By LaMonte Hayes and Kevin Ross
Everyone knows that Atlanta has been making great strides over the last few decades as the black music mecca. It’s not surprising that TV and film production followed. Now the city reigns among broadcast markets with the most urban radio stations in the nation.
How can eleven stations avoid clashing when it comes to requesting artists for shows and appearances? It’s not possible. “Having this many stations in the market certainly keeps you on your toes. I actually like the challenge,” one radio programmer told us. But other programmers that we’ve talked to around the country state the opposite; they see this many stations as causing way too much stress and non-stop work. But as many of us in the radio realm know, there are many people who are addicted to the radio industry, who live and breathe it, and enjoy the competition. The programmers in the market have to be some of the best in order to survive.

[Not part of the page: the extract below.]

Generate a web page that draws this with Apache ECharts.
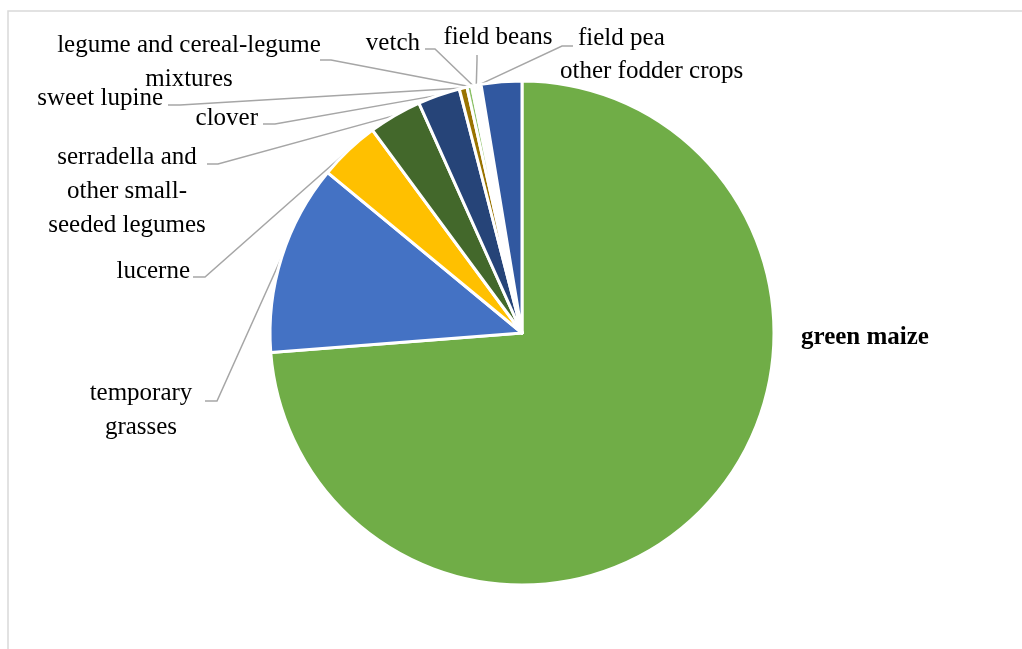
<!DOCTYPE html>
<html>
<head>
<meta charset="utf-8">
<title>Fodder crops</title>
<script src="https://cdn.jsdelivr.net/npm/echarts@6/dist/echarts.min.js"></script>
<style>
  html, body { margin: 0; padding: 0; background: #fff; }
  #chart { width: 1022px; height: 649px; }
</style>
</head>
<body>
<div id="chart"></div>
<script>
// crop categories, clockwise from 12 o'clock
const categories = [
  'green maize',
  'temporary grasses',
  'lucerne',
  'serradella and other small-seeded legumes',
  'clover',
  'sweet lupine',
  'legume and cereal-legume mixtures',
  'vetch',
  'field beans',
  'field pea',
  'other fodder crops'
];
// share of area, %
const shares = [73.7, 12.2, 3.9, 3.4, 2.7, 0.5, 0.3, 0.2, 0.2, 0.2, 2.6];
// label texts as wrapped in the picture
const labelTexts = [
  'green maize',
  'temporary\ngrasses',
  'lucerne',
  'serradella and\nother small-\nseeded legumes',
  'clover',
  'sweet lupine',
  'legume and cereal-legume\nmixtures',
  'vetch',
  'field beans',
  'field pea',
  'other fodder crops'
];
const sliceColors = [
  '#70AD47', '#4472C4', '#FFC000', '#43682B', '#264478', '#997300',
  '#8CC168', '#F2F7EE', '#EEF2FA', '#FDF3EC', '#3158A0'
];

// where each label sits and how its leader line bends (x, y in px)
const labelSpots = [
  { x: 801, y: 338, align: 'left', va: 'middle', line: null },
  { x: 141, y: 376, align: 'center', va: 'top', line: [[217, 401], [205, 401]] },
  { x: 190, y: 271, align: 'right', va: 'middle', line: [[205, 277], [193, 277]] },
  { x: 127, y: 140, align: 'center', va: 'top', line: [[218, 164], [207, 164]] },
  { x: 258, y: 118, align: 'right', va: 'middle', line: [[275, 124], [263, 124]] },
  { x: 163, y: 98, align: 'right', va: 'middle', line: [[180, 105], [168, 105]] },
  { x: 189, y: 28, align: 'center', va: 'top', line: [[331, 60], [320, 60]] },
  { x: 420, y: 43, align: 'right', va: 'middle', line: [[435, 49], [425, 49]] },
  { x: 498, y: 37, align: 'center', va: 'middle', line: [[477, 60], [477, 55]] },
  { x: 578, y: 38, align: 'left', va: 'middle', line: [[562, 46], [573, 46]] },
  { x: 560, y: 71, align: 'left', va: 'middle', line: null }
];

const chart = echarts.init(document.getElementById('chart'));

const pieData = categories.map((name, i) => {
  const item = {
    name: name,
    value: shares[i],
    itemStyle: { color: sliceColors[i] }
  };
  if (!labelSpots[i].line) {
    item.labelLine = { show: false };
  }
  if (i === 0) {
    item.label = { fontWeight: 'bold' };
  }
  return item;
});

const option = {
  animation: false,
  backgroundColor: '#fff',
  graphic: [
    {
      type: 'rect',
      shape: { x: 8, y: 11, width: 1100, height: 700 },
      style: { fill: 'none', stroke: '#D9D9D9', lineWidth: 1.5 },
      silent: true
    }
  ],
  series: [
    {
      type: 'pie',
      center: [522, 333],
      radius: 252,
      startAngle: 90,
      clockwise: true,
      avoidLabelOverlap: false,
      itemStyle: { borderColor: '#fff', borderWidth: 3 },
      label: {
        show: true,
        position: 'outside',
        fontFamily: '"Liberation Serif", "DejaVu Serif", serif',
        fontSize: 25,
        lineHeight: 34,
        color: '#000',
        formatter: (p) => labelTexts[p.dataIndex]
      },
      labelLine: {
        show: true,
        length: 10,
        length2: 10,
        lineStyle: { color: '#A6A6A6', width: 1.5 }
      },
      labelLayout: (params) => {
        const spot = labelSpots[params.dataIndex];
        const out = { x: spot.x, y: spot.y, align: spot.align, verticalAlign: spot.va };
        const pts = params.labelLinePoints;
        if (spot.line && pts && pts.length) {
          out.labelLinePoints = [pts[0], spot.line[0], spot.line[1]];
        }
        return out;
      },
      emphasis: { disabled: true },
      data: pieData
    }
  ]
};

chart.setOption(option);
</script>
</body>
</html>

- Two classic hip-hop stations, WUMJ and WWWQ
- Two urban adult stations, WALR and WAMJ, which simulcasts on another signal
- Four urban stations, WSTR, WHTA, WVEE and WRDG, which simulcasts on another signal
- Urban oldies Old School 87.7
- One gospel outlet, My Praise 102.5
- One urban AM talk station WAOK
On the other end of the musical spectrum, Hegwood also has a great-sounding adult station in Old School 87-7, which plays classic R&B from the ‘70s, ‘80s and ‘90s with only the best hip-hop titles. Old School 87-7 has only been on the air for just over a year and is experiencing incredible success. The station features market veteran Porshe Foxx.
Another issue with the current avalanche of urban radio signals in the market is that two stations have air personalities who are homegrown Atlantans, seasoned broadcasters who hold down the fort and are staples in the community representing competition at its best, as real radio is live and local. Both Greg Street and DJ Nabs are long-time on-air staples with rich histories in the market.
In today’s broadcast climate of national programmers, consultants, and national radio playlists composed by large radio conglomerates, Atlanta is still one of the few radio markets left that dances to the beat of its own drum.Atlanta’s urban radio is famous for giving real radio exposure to local independent artists with a buzz. Other markets’ local artists are often pigeonholed into a mix show only on weekends or late nights — pacifying everyone without truly giving the music a fighting chance. In Atlanta, this scenario is the opposite. Several artists can flourish and grow on a national platform, due to the support of the expansive programming approach in the new urban mecca.
There is no doubt that Atlanta, now a well-rounded entertainment market, will continue to dominate urban entertainment culture.